Skipping ahead Marius finally finds Cosette with the help of one of Thenardier's daughters, Eponyne. Eponyne is the most pathetic figure in the story, hopelessly in love with Marius, but not able to extricate herself from the thieving background of her father.
Eventually things get too hot in the neighborhood and Valjean is forced into an emergency relocation. This leaves Marius depressed and suicidal. Conveniently there is a bloody revolt that his friends are staging. He heads over to the barricade and gets ready to die. Valjean intercepts the death letter Marius means for Cosette and heads to the barricade himself, not sure what he wants to do the the interloper. Valjean encounters Javere, a captured spy, and volunteers to execute him. In an act of mercy he frees the determined policeman. Everybody dies in a wonderfully exciting scene, everyone except for Marius and Valjean. Valjean carries the unconscious Marius through Paris's extensive sewer system, and the reader is treated to a detail history of said system. Valjean exhausts his strength trudging four miles before he finds a way out. Here he is promptly arrested by Javere.
In keeping with the theme of identity Javere isn't sure what to do with himself now that he knows Valjean isn't pure evil and might not deserve to go back to the galleys. He finds that justice and the law don't always mix. So, naturally, he chucks himself into the Seine and drowns.
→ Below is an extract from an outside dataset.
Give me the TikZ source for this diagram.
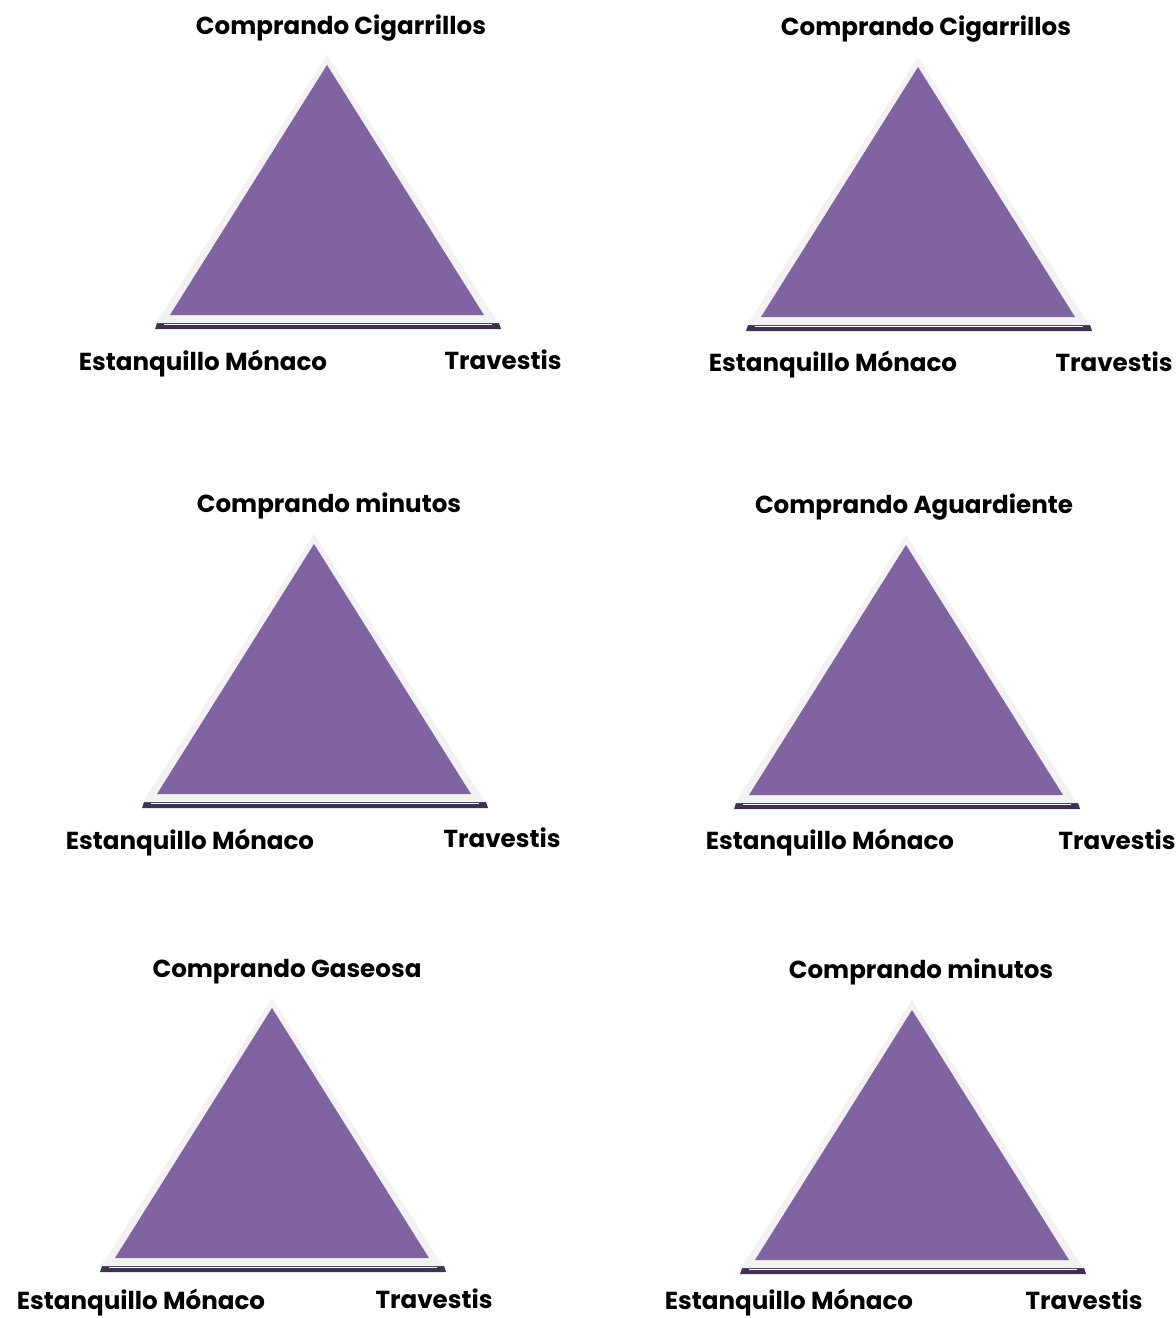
\documentclass[tikz,border=0pt]{standalone}
\usepackage{fontspec}
\setmainfont{Poppins}
\usepackage{xcolor}
\usepackage{tikz}
\usetikzlibrary{positioning,calc}
\definecolor{facepurple}{HTML}{8064A2}
\definecolor{rimgray}{HTML}{F2F2F2}
\definecolor{shadowpurple}{HTML}{403152}
\tikzset{
    every picture/.style={line join=round},
    vertexlabel/.style={font=\bfseries\fontsize{14}{16}\selectfont,text=black,
      inner sep=0pt,text height=1.7ex,text depth=0.45ex,anchor=center},
    rim/.style={fill=rimgray,draw=none},
    face/.style={fill=facepurple,draw=none},
    baseshadow/.style={fill=shadowpurple,draw=none}
}
\begin{document}
\begin{tikzpicture}[x=0.02cm,y=-0.02cm]
  \useasboundingbox (0,0) rectangle (1176,1318);
  % apex x / base y / title, left and right label positions / title
  \foreach \ax/\by/\tx/\ty/\lx/\ly/\rx/\ry/\what [count=\i] in {
      327/323/341/28/203/364/503/363/Comprando Cigarrillos,
      918/325/926/29/833/365/1114/365/Comprando Cigarrillos,
      314/802/329/506/190/843/502/841/Comprando minutos,
      906/803/914/507/830/843/1117/843/Comprando Aguardiente,
      272/1266/287/971/141/1303/434/1302/Comprando Gaseosa,
      912/1268/921/972/789/1303/1084/1303/Comprando minutos} {
    \fill[baseshadow] (\ax-170,\by) -- (\ax+172,\by) -- (\ax+174,\by+6)
      -- (\ax-172,\by+6) -- cycle;
    \fill[rim] (\ax,\by-268) -- (\ax+171,\by) -- (\ax-171,\by) -- cycle;
    \draw[white,line width=0.5pt] (\ax-163,\by+1.2) -- (\ax+165,\by+1.2);
    \fill[face] (\ax,\by-258) -- (\ax+157,\by-8) -- (\ax-157,\by-8) -- cycle;
    \node[vertexlabel] (title\i) at (\tx,\ty) {\what};
    \node[vertexlabel] (left\i) at (\lx,\ly) {Estanquillo Mónaco};
    \node[vertexlabel] (right\i) at (\rx,\ry) {Travestis};
  }
\end{tikzpicture}
\end{document}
Everything should be right as rain, but Valjean is feeling guilty that he's an ex-felon and once Cosette and Marius are married he starts phasing himself out of their lives. He tells Marius his story, but leaves out the part about saving his life and coming up with all the cash legally. Marius gives him the cold shoulder and Valjean is distraught at not seeing Cosette. He sinks into depression and starts dying. One day Thenardier stops into to try and extort some cash from Marius by using Valjean's past as blackmail. Thenardier reveals that he saw Valjean with a "corpse" in the sewer. Marius realizes that "corpse" was him and all is clear. He throws some money at Thenardier because of an old family connection at Waterloo, grabs Cosette and they race to Vajean. They meet and see each other for only minutes before Jean Valjean dies.
Well, in a thousand page book you expect a lot of different themes and Hugo delivers. Gender, class, identity, sexuality, politics, familial relations, age, religion, city planning, the nature of good and evil, language and slang, and death are all deeply explored.

Rating 9/10: It is a brilliant book if a bit long-winded at times. It really does have everything.